Коренной поворот в мнении общества о творчестве Родена произошел на всемирной выставке 1900 г. Павильон его работ посетили русский царь Николай II и принц Уэльский. Копенгаген купил его скульптуры и отвел им целый зал. Музей в Филадельфии приобрел «Мысль», а чикагский музей – «Поцелуй». Музеи Будапешта, Дрездена, Праги, Лондона устроили настоящие «побоища» из-за скульптур Родена. Даже находящаяся в состоянии войны с Францией Германия (правда, лишь на следующий день после смерти художника) заявит: «Хотя Огюст Роден, величайший из французских скульпторов, и родился во Франции, он, как Шекспир и Микеланджело, принадлежит также и Германии».

Пираньи буржуазии тем не менее не могли отказать себе в удовольствии вновь наброситься на Родена – теперь уже на «Мыслителя» (1904). Сторонники Школы изящных искусств, вкупе с членами Института и Академии, не постыдились назвать эту работу «чудовищем, обезьяно-человеком». Начинаешь понимать, почему он неохотно работал над «Вратами ада» (1880–1917)… Вся его жизнь, видимо, и была этими «вратами ада», что открывались и закрывались при каждом очередном дуновении ветра общественного мнения. Понятно и то, отчего только после смерти Родена Французская Академия приобщила его к сонму «бессмертных». Жалкие фарисеи, они всегда ждут гибели великих, надеясь, словно шакалы, урвать если не кус вечности, то хотя бы часть их плоти. Впрочем, культурный мир, в целом, довольно быстро понял, какого гиганта он потерял.[127]


О. Ренуар. Обнаженная. 1876.

Видимо, Прудон был прав, опасаясь дурного влияния академий… Он говорил: «Больше всего художникам вредит солидарность незавидных талантов, кумовство и интриги, которых сама академия служит выражением (особенно Французская академия искусств и нравственных наук). Трудно решить, что более пагубно для искусства: покровительство ли правительства или эти стеснения школы и академии? Я отрицаю всякую профессуру и консерватории (страшное слово); я бы хотел только свободного обучения, свободных учеников и свободных учителей».[128] Конечно, этот призыв довольно нелеп. Наука, культура, искусства, вообщем-то, не приемлют безотцовщины. Стране, где они предоставлены сами себе, грозит полное одичание и гибель. Другое дело, что академический титул еще не означает, что боги сделали тебя художником, ученым. Во Франции немало тех, кто, подобно герою романа Доде, бездарному историку Леонару Астье-Рею («Бессмертный», 1888), стремились попасть в академики через приемную президента. А сколько деятелей искусств раболепно готово было обслуживать его причуды и капризы. Французская Академия по части непристойности деяний иных ее лидеров временами вполне могла бы соперничать с бесстыдством самых вульгарных особ из Мулен Ружа.
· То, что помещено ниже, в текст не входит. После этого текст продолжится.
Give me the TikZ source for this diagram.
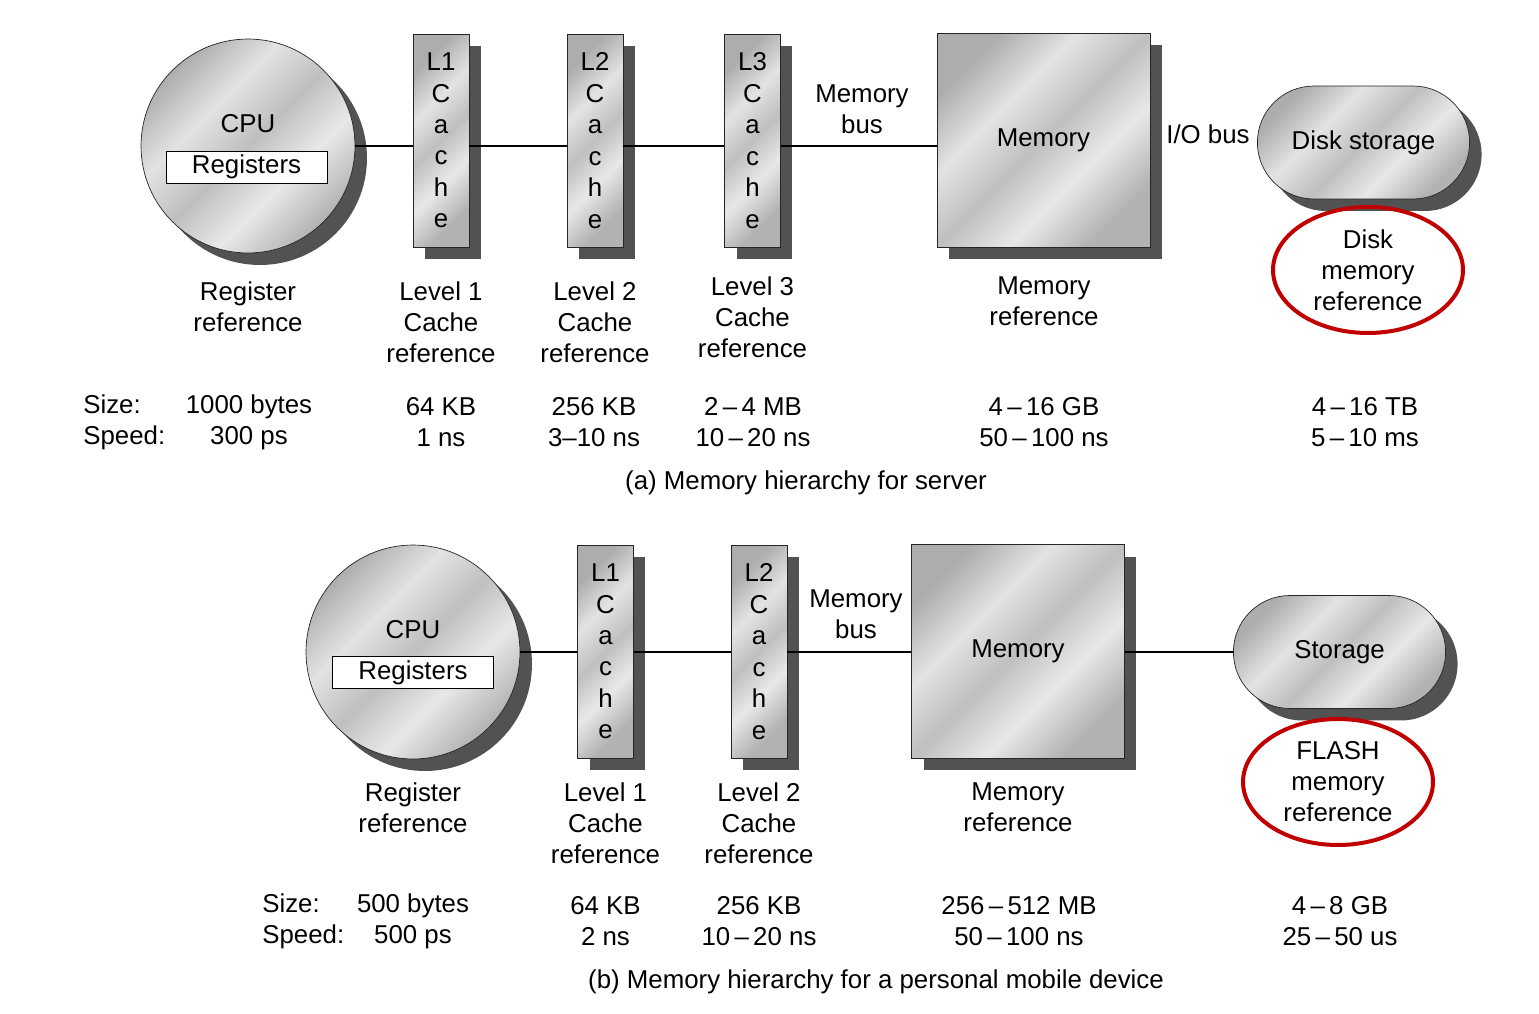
\documentclass[tikz,border=0pt]{standalone}
\usepackage{fontspec}
\setmainfont{Liberation Sans}
\usetikzlibrary{shapes.misc,shapes.geometric,shadows}

\definecolor{ringred}{RGB}{192,0,0}
\pgfdeclarehorizontalshading{metal}{100bp}{color(0bp)=(black!32); color(25bp)=(black!32);
  color(38bp)=(black!11); color(50bp)=(black!25); color(62bp)=(black!9); color(75bp)=(black!30); color(100bp)=(black!30)}
\newcommand\lblfont{\fontsize{14.7}{17.6}\selectfont}
\newcommand\cachefont{\fontsize{14.7}{17.9}\selectfont}

\begin{document}
\begin{tikzpicture}[x=0.02cm, y=-0.02cm,
    metal/.style={draw=black!85, shading=metal, shading angle=-45,
      drop shadow={shadow xshift=0.24cm, shadow yshift=-0.24cm, fill=black!68, opacity=1}},
    cpu/.style={metal, circle, minimum size=4.28cm, inner sep=0pt},
    cache/.style={metal, rectangle, minimum width=1.12cm, minimum height=4.26cm,
      inner sep=0pt, align=center, font=\cachefont},
    mem/.style={metal, rectangle, minimum width=4.26cm, minimum height=4.28cm, font=\lblfont},
    disk/.style={metal, rounded rectangle, minimum width=4.48cm, minimum height=2.26cm, font=\lblfont},
    regs/.style={draw, fill=white, minimum width=3.22cm, minimum height=0.64cm, inner sep=0pt, font=\lblfont},
    ring/.style={draw=ringred, line width=0.08cm, ellipse, minimum width=3.8cm, minimum height=2.52cm,
      inner sep=0pt, align=center, font=\lblfont},
    lbl/.style={align=center, inner sep=0pt, font=\lblfont},
    bus/.style={line width=0.045cm}]

  \useasboundingbox (0,0) rectangle (1539,1014);

  % (a) server: units
  \node[cpu] (cpuA) at (248,146) {};
  \node[lbl] (cpuTxtA) at (248,124) {CPU};
  \node[regs] (regA) at (246.5,167) {Registers};
  \node[cache] (l1A) at (441,140.5) {L1\\C\\a\\c\\h\\e};
  \node[cache] (l2A) at (595,140.5) {L2\\C\\a\\c\\h\\e};
  \node[cache] (l3A) at (752.5,140.5) {L3\\C\\a\\c\\h\\e};
  \node[mem] (memA) at (1043.5,140) {Memory};
  \node[disk] (diskA) at (1363.5,142.5) {Disk storage};

  % (a) buses
  \draw[bus] (cpuA.east) -- (cpuA.east -| l1A.west);
  \draw[bus] (l1A.east |- cpuA.east) -- (l2A.west |- cpuA.east);
  \draw[bus] (l2A.east |- cpuA.east) -- (l3A.west |- cpuA.east);
  \draw[bus] (l3A.east |- cpuA.east) -- (memA.west |- cpuA.east);
  \node[lbl] (mbusA) at (862,109.5) {Memory\\bus};
  \node[lbl] (iobusA) at (1208,134) {I/O bus};

  % (a) references
  \node[lbl] (refRegA) at (248,306.5) {Register\\reference};
  \node[lbl] (refL1A) at (441,322.5) {Level 1\\Cache\\reference};
  \node[lbl] (refL2A) at (595,322.5) {Level 2\\Cache\\reference};
  \node[lbl] (refL3A) at (752.5,317.5) {Level 3\\Cache\\reference};
  \node[lbl] (refMemA) at (1044,301.5) {Memory\\reference};
  \node[ring] (refDiskA) at (1368,270) {Disk\\memory\\reference};

  % (a) size and speed
  \node[lbl, anchor=west, align=left] (keyA) at (83,422) {Size:\\Speed:};
  \node[lbl] (valRegA) at (249,422) {1000 bytes\\300 ps};
  \node[lbl] (valL1A) at (441,422) {64 KB\\1 ns};
  \node[lbl] (valL2A) at (594,422) {256 KB\\3--10 ns};
  \node[lbl] (valL3A) at (753,422) {2\,--\,4 MB\\10\,--\,20 ns};
  \node[lbl] (valMemA) at (1044,422) {4\,--\,16 GB\\50\,--\,100 ns};
  \node[lbl] (valDiskA) at (1365,422) {4\,--\,16 TB\\5\,--\,10 ms};
  \node[lbl] (capA) at (806,483) {(a) Memory hierarchy for server};

  % (b) personal mobile device: units
  \node[cpu] (cpuB) at (413,652) {};
  \node[lbl] (cpuTxtB) at (413,630) {CPU};
  \node[regs] (regB) at (413,672.5) {Registers};
  \node[cache] (l1B) at (605.5,651.5) {L1\\C\\a\\c\\h\\e};
  \node[cache] (l2B) at (759,651.5) {L2\\C\\a\\c\\h\\e};
  \node[mem] (memB) at (1018,651.5) {Memory};
  \node[disk] (diskB) at (1339.5,652) {Storage};

  % (b) buses
  \draw[bus] (cpuB.east) -- (cpuB.east -| l1B.west);
  \draw[bus] (l1B.east |- cpuB.east) -- (l2B.west |- cpuB.east);
  \draw[bus] (l2B.east |- cpuB.east) -- (memB.west |- cpuB.east);
  \draw[bus] (memB.east |- cpuB.east) -- (diskB.west |- cpuB.east);
  \node[lbl] (mbusB) at (856,614) {Memory\\bus};

  % (b) references
  \node[lbl] (refRegB) at (413,807.5) {Register\\reference};
  \node[lbl] (refL1B) at (605.5,823.5) {Level 1\\Cache\\reference};
  \node[lbl] (refL2B) at (759,823.5) {Level 2\\Cache\\reference};
  \node[lbl] (refMemB) at (1018,807.5) {Memory\\reference};
  \node[ring] (refFlashB) at (1338,782) {FLASH\\memory\\reference};

  % (b) size and speed
  \node[lbl, anchor=west, align=left] (keyB) at (262,921.5) {Size:\\Speed:};
  \node[lbl] (valRegB) at (413,921.5) {500 bytes\\500 ps};
  \node[lbl] (valL1B) at (605.5,921.5) {64 KB\\2 ns};
  \node[lbl] (valL2B) at (759,921.5) {256 KB\\10\,--\,20 ns};
  \node[lbl] (valMemB) at (1019,921.5) {256\,--\,512 MB\\50\,--\,100 ns};
  \node[lbl] (valFlashB) at (1340,921.5) {4\,--\,8 GB\\25\,--\,50 us};
  \node[lbl] (capB) at (876,982) {(b) Memory hierarchy for a personal mobile device};
\end{tikzpicture}
\end{document}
Судьба французского живописца и графика Анри Тулуз-Лотрека (1864–1901) словно свидетельствует: гигантом можно стать, даже оставаясь карликом. Жизнь его подтвердила не только суетность земного, но и то, что потомкам обязательно приходится рано или поздно платить за грехи своих родителей. Все отвечают за всех! Анри оказался без вины виноватым. Предки (графы и виконты, чьи имена вошли в многовековую историю Франции) славились своей энергией, необузданностью, дебошами и распутством. В их постелях перебывали представители всех классов и слоей… Один из Лотреков как-то даже заявил герцогине де ла Тремуй: «Гражданка герцогиня, не надо смешивать любовь с постелью». Граф Альфонс (любитель лошадей и хорошей кухни) женился на кузине. Итогом их кровосмешения стал Анри, которого в детстве звали не иначе как «маленькое сокровище»… Мальчик учился превосходно (в 1874 г. по четырем предметам получил первую премию, по другим – похвальные грамоты), но, увы, так и остался «малышом».

В течение всей последующей борьбы он старался удержать ощущение ускользавшей жизни (с ее чувствами, красками, ароматом)… Страшнее всего было презрение семьи. Властные и богатые уже по своей натуре всегда жестоки. Они и в детях хотят видеть лишь подобие, воплощение своих идей и замыслов. И горе ребенку, если он разрушит хрустальный замок их мечты. О, разумеется, они будут кормить, давать кров и деньги. Но никакой любви и понимания от них не ждите. Ладно бы, если дело ограничивалось тем, что граф передал право первородства младшей сестре Анри, но он старался уязвить и убить сына полнейшим неверием в его талант… После смерти сына демонстративно называл его полотна «топорной работой» и «ученическими этюдами». Когда же (с выставки произведений Лотрека в 1907 г.) был создан комитет по установлению памятника художнику, граф Альфонс писал председателю комитета о том, что «его сын не обладал талантом» и что он будет «из всех сил бороться против осуществления этого проекта». Какая же бездна жестокости и тщеславия сокрыта в этой чванливой знати. Какое бессердечие движет ею, если она не может простить отпрыскам даже собственных грехов.[129]